There is no doubt that women have played an increasingly larger role in society in the last few decades.
Ever since the societal shift concerning traditional gender roles, the possibilities for women are now endless. With every day comes another success story of a strong and powerful woman who has overcome the odds.
However, when it comes to positions of leadership, particularly in government, women are still severely under-represented. According to The Globalist, there are over 175 current heads of states in the world, but only 18, or 10 percent of them, are women. More interestingly, many of these women are leaders in developing countries, with only a select few governing in Europe (with the recent election of Theresa May as Britain’s new prime minister).
Surprisingly, the (arguably) most powerful nation in the world— The United States of America— has yet to see female governance. This strange fact may soon be overturned with Hillary Clinton’s political victory, but the presidential path still remains very nebulous.
But if we push aside current statistics for a moment and examine the psychology behind female leadership, things get fascinating.

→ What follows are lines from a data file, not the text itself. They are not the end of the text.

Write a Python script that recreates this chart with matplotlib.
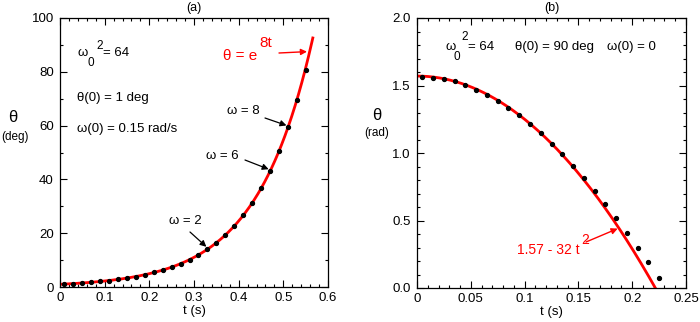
import numpy as np
import matplotlib
matplotlib.use("Agg")
import matplotlib.pyplot as plt
from matplotlib.ticker import MultipleLocator, FixedLocator, FixedFormatter

plt.rcParams['font.family'] = ['Liberation Sans', 'DejaVu Sans']

W, H = 700, 322

# ---- panel (a): growing inverted pendulum ----
t_a = [0.01, 0.03, 0.05, 0.07, 0.09, 0.11, 0.13, 0.15, 0.17, 0.19,
       0.21, 0.23, 0.25, 0.27, 0.29, 0.31, 0.33, 0.35, 0.37, 0.39,
       0.41, 0.43, 0.45, 0.47, 0.49, 0.51, 0.53, 0.55]
theta_a = [1.1, 1.3, 1.5, 1.75, 2.05, 2.4, 2.8, 3.3, 3.9, 4.6,
           5.4, 6.3, 7.4, 8.7, 10.2, 12.0, 14.0, 16.5, 19.3, 22.7,
           26.6, 31.2, 36.8, 43.0, 50.4, 59.3, 69.5, 80.6]
t_a_end = 0.566
a_xticks = [0, 0.1, 0.2, 0.3, 0.4, 0.5, 0.6]
a_xlabels = ["0", "0.1", "0.2", "0.3", "0.4", "0.5", "0.6"]
a_yticks = [0, 20, 40, 60, 80, 100]
a_ylabels = ["0", "20", "40", "60", "80", "100"]

# ---- panel (b): release from horizontal ----
t_b = [0.005, 0.015, 0.025, 0.035, 0.045, 0.055, 0.065, 0.075, 0.085,
       0.095, 0.105, 0.115, 0.125, 0.135, 0.145, 0.155, 0.165, 0.175,
       0.185, 0.195, 0.205, 0.215, 0.225]
theta_b = [1.562, 1.557, 1.547, 1.532, 1.503, 1.470, 1.433, 1.386, 1.336,
           1.280, 1.215, 1.148, 1.069, 0.993, 0.904, 0.817, 0.718, 0.619,
           0.515, 0.408, 0.297, 0.189, 0.074]
b_xticks = [0, 0.05, 0.1, 0.15, 0.2, 0.25]
b_xlabels = ["0", "0.05", "0.1", "0.15", "0.2", "0.25"]
b_yticks = [0.0, 0.5, 1.0, 1.5, 2.0]
b_ylabels = ["0.0", "0.5", "1.0", "1.5", "2.0"]

RED = "#ff0000"
FS = 9.5

fig = plt.figure(figsize=(W / 100, H / 100), dpi=100)


def px_axes(left, top, right, bottom):
    return fig.add_axes([left / W, 1 - bottom / H, (right - left) / W, (bottom - top) / H])


def style(ax, xt, xl, yt, yl, xminor, yminor):
    ax.xaxis.set_major_locator(FixedLocator(xt))
    ax.xaxis.set_major_formatter(FixedFormatter(xl))
    ax.yaxis.set_major_locator(FixedLocator(yt))
    ax.yaxis.set_major_formatter(FixedFormatter(yl))
    ax.xaxis.set_minor_locator(MultipleLocator(xminor))
    ax.yaxis.set_minor_locator(MultipleLocator(yminor))
    ax.tick_params(which='both', direction='in', top=True, right=True,
                   labelsize=FS, width=0.8)
    ax.tick_params(which='major', length=5)
    ax.tick_params(which='minor', length=2.5)
    ax.tick_params(axis='x', pad=3.5)
    ax.tick_params(axis='y', pad=4.5)
    for s in ax.spines.values():
        s.set_linewidth(0.9)


# panel (a)
axA = px_axes(60, 18, 328, 287)
tA = np.linspace(0, t_a_end, 300)
axA.plot(tA, np.exp(8 * tA), color=RED, lw=2.0, zorder=2)
axA.plot(t_a, theta_a, 'o', color='black', ms=2.8, zorder=3)
axA.set_xlim(0, 0.6)
axA.set_ylim(0, 100)
style(axA, a_xticks, a_xlabels, a_yticks, a_ylabels, 0.02, 10)
axA.set_title("(a)", fontsize=9, pad=5)
axA.set_xlabel("t (s)", fontsize=FS, labelpad=1)


def fx(ax, x, y):
    # pixel position (from top-left of figure) -> figure fraction
    return (x / W, 1 - y / H)


def ftext(x, y, s, **kw):
    kw.setdefault('fontsize', FS)
    kw.setdefault('va', 'center')
    kw.setdefault('ha', 'left')
    fig.text(x / W, 1 - y / H, s, **kw)


# y label of (a)
ftext(13, 118, "θ", fontsize=12, ha='center')
ftext(15, 137, "(deg)", fontsize=8.5, ha='center')

# parameters of (a)
ftext(77, 53, "ω")
ftext(88, 63, "0", fontsize=8.5)
ftext(96, 46, "2", fontsize=8.5)
ftext(103, 53, "= 64")
ftext(77, 98, "θ(0) = 1 deg")
ftext(77, 129, "ω(0) = 0.15 rad/s")

# red label on exponential
ftext(223, 56, "θ = e", fontsize=11, color=RED)
ftext(259, 43, "8t", fontsize=11, color=RED)
axA.annotate("", xy=(0.553, 87.5), xycoords='data',
             xytext=fx(axA, 279, 53), textcoords='figure fraction',
             arrowprops=dict(arrowstyle='-|>', color=RED, lw=1.0,
                             mutation_scale=9, shrinkA=0, shrinkB=0))

# omega labels with black arrows
omega_marks = [("ω = 8", 227, 111, 265, 118, 0.51),
               ("ω = 6", 206, 156, 245, 160, 0.47),
               ("ω = 2", 169, 221, 190, 232, 0.33)]
for txt, lx, ly, ax_, ay_, tp in omega_marks:
    ftext(lx, ly, txt)
    yv = theta_a[t_a.index(tp)]
    axA.annotate("", xy=(tp, yv + 0.6), xycoords='data',
                 xytext=fx(axA, ax_, ay_), textcoords='figure fraction',
                 arrowprops=dict(arrowstyle='-|>', color='black', lw=0.9,
                                 mutation_scale=9, shrinkA=0, shrinkB=1))

# panel (b)
axB = px_axes(417, 18, 686, 288)
tB = np.linspace(0, np.sqrt(1.57 / 32), 300)
axB.plot(tB, 1.57 - 32 * tB ** 2, color=RED, lw=2.0, zorder=2, clip_on=True)
axB.plot(t_b, theta_b, 'o', color='black', ms=2.8, zorder=3)
axB.set_xlim(0, 0.25)
axB.set_ylim(0, 2.0)
style(axB, b_xticks, b_xlabels, b_yticks, b_ylabels, 0.01, 0.1)
axB.set_title("(b)", fontsize=9, pad=5)
axB.set_xlabel("t (s)", fontsize=FS, labelpad=1)

ftext(377, 115, "θ", fontsize=12, ha='center')
ftext(377, 133, "(rad)", fontsize=8.5, ha='center')

ftext(445, 47, "ω")
ftext(453, 57, "0", fontsize=8.5)
ftext(461, 37, "2", fontsize=8.5)
ftext(468, 47, "= 64")
ftext(515, 47, "θ(0) = 90 deg")
ftext(607, 47, "ω(0) = 0")

ftext(517, 250, "1.57 - 32 t", fontsize=10, color=RED)
ftext(581, 240, "2", fontsize=10, color=RED)
axB.annotate("", xy=(0.1865, 0.44), xycoords='data',
             xytext=fx(axB, 586, 242), textcoords='figure fraction',
             arrowprops=dict(arrowstyle='-|>', color=RED, lw=1.0,
                             mutation_scale=9, shrinkA=0, shrinkB=0))

fig.savefig("out.png", dpi=100)
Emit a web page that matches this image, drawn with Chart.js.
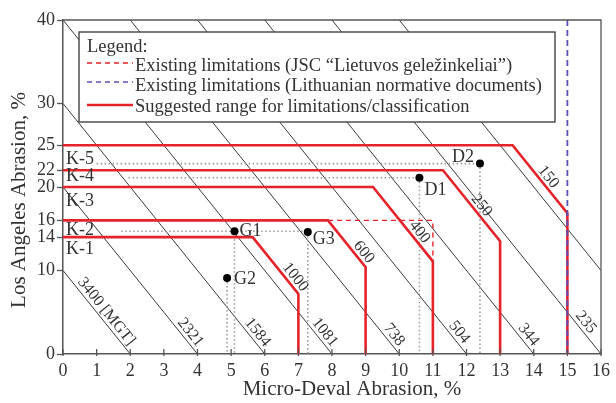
<!DOCTYPE html>
<html><head><meta charset="utf-8">
<script src="https://cdn.jsdelivr.net/npm/chart.js@4.4.1/dist/chart.umd.min.js"></script>
<style>html,body{margin:0;padding:0;background:#fff;}#wrap{width:616px;height:403px;}</style>
</head><body><div id="wrap"><canvas id="c" width="616" height="403"></canvas></div>
<script>
// ---- data ----
const xTicks = [0,1,2,3,4,5,6,7,8,9,10,11,12,13,14,15,16];
const yTicks = [0,10,14,16,20,22,25,30,40];
const xTitle = 'Micro-Deval Abrasion, %';
const yTitle = 'Los Angeles Abrasion, %';
// MGT isolines: LA = slope * (intercept - MDE)
const isolineSlope = 5;
const isolineIntercept = [2,4,6,8,10,12,14,16,18];
const isolineMGT = ['3400 [MGT]','2321','1584','1081','738','504','344','235',''];
// suggested class limits
const classNames = ['K-1','K-2','K-3','K-4','K-5'];
const limitLA = [14,16,20,22,25];
const limitMDE = [7,9,11,13,15];
const limitMGT = ['1000','600','400','250','150'];
const limitIntercept = [8.44,11.08,13.22,15.7,18.37];
// existing limitations
const jscLA = 16, jscMDE = 11;
const ltMDE = 15;
// samples
const sampleNames = ['G1','G2','G3','D1','D2'];
const sampleMDE = [5.1,4.88,7.28,10.6,12.4];
const sampleLA = [14.7,9.1,14.6,21.1,22.8];
const guideFromMDE = [1.73,1.95,1.0];   // horizontal guides
const guideLA = [14.7,21.1,22.8];
const guideToMDE = [7.28,10.6,12.4];
const legendTitle = 'Legend:';
const legendTexts = ['Existing limitations (JSC \u201CLietuvos gele\u017Einkeliai\u201D)','Existing limitations (Lithuanian normative documents)','Suggested range for limitations/classification'];

// ---- label placement (styles/positions) ----
const isoLabelLA = [4.5,2.0,2.0,2.0,1.7,2.0,1.7,3.2,0];
const limitLabelLA = [8.6,11.6,14.0,17.2,20.6];
const classLabelLA = [12.6,14.8,18.3,21.3,23.3];
const sampleLabelOff = [[5,0,'left'],[7,1,'left'],[5,7,'left'],[5,12,'left'],[-6,-6,'right']];

const RED = '#e5232b', BLUE = '#5a52b8', INK = '#333', LINE = '#3a3a3a', DOT = '#9a9a9a';
const FONT = 'Liberation Serif, Times New Roman, serif';

function isoEnds(c){
  const a = (isolineSlope*c <= 40) ? {x:0,y:isolineSlope*c} : {x:c-40/isolineSlope,y:40};
  const b = (c <= 16) ? {x:c,y:0} : {x:16,y:isolineSlope*(c-16)};
  return [a,b];
}
const ds = [];
isolineIntercept.forEach((c)=>{
  ds.push({data:isoEnds(c), showLine:true, borderColor:LINE, borderWidth:1, pointRadius:0, order:50});
});
guideLA.forEach((la,i)=>{
  ds.push({data:[{x:guideFromMDE[i],y:la},{x:guideToMDE[i],y:la}], showLine:true, borderColor:DOT, borderWidth:1.6, borderDash:[1.5,2.5], pointRadius:0, order:45});
});
sampleMDE.forEach((m,i)=>{
  ds.push({data:[{x:m,y:sampleLA[i]},{x:m,y:0}], showLine:true, borderColor:DOT, borderWidth:1.6, borderDash:[1.5,2.5], pointRadius:0, order:45});
});
limitLA.forEach((la,i)=>{
  const c = limitIntercept[i], xv = limitMDE[i];
  ds.push({data:[{x:0,y:la},{x:c-la/isolineSlope,y:la},{x:xv,y:isolineSlope*(c-xv)},{x:xv,y:0}], showLine:true, borderColor:RED, borderWidth:2.6, pointRadius:0, order:20, tension:0});
});
// JSC existing limitation (dashed red)
ds.push({data:[{x:limitIntercept[1]-jscLA/isolineSlope,y:jscLA},{x:jscMDE,y:jscLA},{x:jscMDE,y:isolineSlope*(limitIntercept[2]-jscMDE)}], showLine:true, borderColor:RED, borderWidth:1.4, borderDash:[5,4], pointRadius:0, order:15});
// Lithuanian normative (dashed blue)
ds.push({data:[{x:ltMDE,y:40},{x:ltMDE,y:0}], showLine:true, borderColor:BLUE, borderWidth:1.8, borderDash:[6,4], pointRadius:0, order:10});
// samples
ds.push({data:sampleMDE.map((m,i)=>({x:m,y:sampleLA[i]})), showLine:false, pointRadius:4, pointBackgroundColor:'#000', pointBorderWidth:0, order:0});

const deco = {
  id:'deco',
  afterDatasetsDraw(chart){
    const ctx = chart.ctx, X = v=>chart.scales.x.getPixelForValue(v), Y = v=>chart.scales.y.getPixelForValue(v);
    const ca = chart.chartArea;
    ctx.save();
    // frame
    ctx.strokeStyle = '#555'; ctx.lineWidth = 1.3;
    ctx.beginPath(); ctx.moveTo(ca.left, ca.top); ctx.lineTo(ca.right, ca.top); ctx.lineTo(ca.right, ca.bottom); ctx.stroke();
    // inward x ticks
    ctx.lineWidth = 1.3;
    xTicks.forEach(v=>{ ctx.beginPath(); ctx.moveTo(X(v), Y(0)-5); ctx.lineTo(X(v), Y(0)+2); ctx.stroke(); });
    // rotated isoline labels
    const ang = Math.atan2(Y(0)-Y(isolineSlope), X(1)-X(0));
    const px = Math.cos(ang+Math.PI/2), py = Math.sin(ang+Math.PI/2);
    const off = 8;
    ctx.fillStyle = INK; ctx.font = '16px '+FONT; ctx.textAlign='center'; ctx.textBaseline='middle';
    const rot = (txt, mx, la)=>{
      const x = X(mx) - off*px, y = Y(la) - off*py;
      ctx.save(); ctx.translate(x,y); ctx.rotate(ang); ctx.fillText(txt,0,0); ctx.restore();
    };
    isolineMGT.forEach((t,i)=>{ if(t) rot(t, isolineIntercept[i]-isoLabelLA[i]/isolineSlope, isoLabelLA[i]); });
    limitMGT.forEach((t,i)=>{ rot(t, limitIntercept[i]-limitLabelLA[i]/isolineSlope, limitLabelLA[i]); });
    // class labels
    ctx.font = '18px '+FONT; ctx.textAlign='left'; ctx.textBaseline='middle';
    classNames.forEach((t,i)=>{ ctx.fillText(t, ca.left+3, Y(classLabelLA[i])); });
    // sample labels
    sampleNames.forEach((t,i)=>{
      const o = sampleLabelOff[i];
      ctx.textAlign = o[2];
      ctx.fillText(t, X(sampleMDE[i])+o[0], Y(sampleLA[i])+o[1]);
    });
    // legend box
    const bx=79, by=32, bw=476, bh=90;
    ctx.fillStyle='#fff'; ctx.fillRect(bx,by,bw,bh);
    ctx.strokeStyle='#444'; ctx.lineWidth=1.4; ctx.strokeRect(bx,by,bw,bh);
    ctx.fillStyle=INK; ctx.textAlign='left'; ctx.textBaseline='alphabetic'; ctx.font='18.5px '+FONT;
    ctx.fillText(legendTitle, 87, 52);
    const rows=[71,91,111.5], mk=[63,82,105];
    const styles=[[RED,1.6,[5,4]],[BLUE,1.3,[5,4]],[RED,2.6,[]]];
    legendTexts.forEach((t,i)=>{
      ctx.save(); ctx.strokeStyle=styles[i][0]; ctx.lineWidth=styles[i][1]; ctx.setLineDash(styles[i][2]);
      ctx.beginPath(); ctx.moveTo(87,mk[i]); ctx.lineTo(133,mk[i]); ctx.stroke(); ctx.restore();
      ctx.fillText(t, 135, rows[i]);
    });
    // axis titles
    ctx.font='21px '+FONT; ctx.textAlign='center'; ctx.textBaseline='middle';
    ctx.fillText(xTitle, 352, 389);
    ctx.save(); ctx.translate(19, 200); ctx.rotate(-Math.PI/2); ctx.fillText(yTitle,0,0); ctx.restore();
    ctx.restore();
  }
};

new Chart(document.getElementById('c'), {
  type:'scatter',
  data:{datasets:ds},
  options:{
    responsive:false, animation:false, devicePixelRatio:1,
    layout:{padding:{left:0,right:14,top:20,bottom:0}},
    plugins:{legend:{display:false}, tooltip:{enabled:false}},
    scales:{
      x:{type:'linear', min:0, max:16,
        afterFit(s){ s.height = 49; },
        afterBuildTicks(s){ s.ticks = xTicks.map(v=>({value:v})); },
        grid:{drawOnChartArea:false, drawTicks:false},
        border:{color:'#555', width:1.5},
        ticks:{autoSkip:false, maxRotation:0, padding:6, color:INK, font:{family:FONT,size:18}}},
      y:{type:'linear', min:0, max:40,
        afterFit(s){ s.width = 63; },
        afterBuildTicks(s){ s.ticks = yTicks.map(v=>({value:v})); },
        grid:{drawOnChartArea:false, tickLength:6, color:'#555', tickWidth:1.3},
        border:{color:'#555', width:1.5},
        ticks:{autoSkip:false, padding:2, color:INK, font:{family:FONT,size:18}}}
    }
  },
  plugins:[deco]
});
</script></body></html>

I spoke to Dr. Kanu Priya Mohan— an assistant professor at the Behavioural Science Research Institute at Srinakharinwirot University in Bangkok, Thailand— on how women compare to men in leadership roles.This is what she had to say on the matter:
“Being a behavioural scientist I can’t take a stand that women or men are better— research evidence suggests that it’s rather a mix of personality and environment and definitely the right opportunity that helps people to demonstrate their leadership qualities. There are some personality characteristics that women leaders demonstrate more than men, like being better listeners, tolerance and team work. But yet there might be some situations in which these may not yield the right results."
According to her, women can be leaders in any aspect of their lives, whether it be at home, taking care of the family, or at the workplace.
Right now, our biggest challenge as a society is developing “leadership competencies” in the next generation of women:
“Leadership is not just about rights and opportunities but also responsibilities— e.g. a woman in a leadership role could help empower other women too.”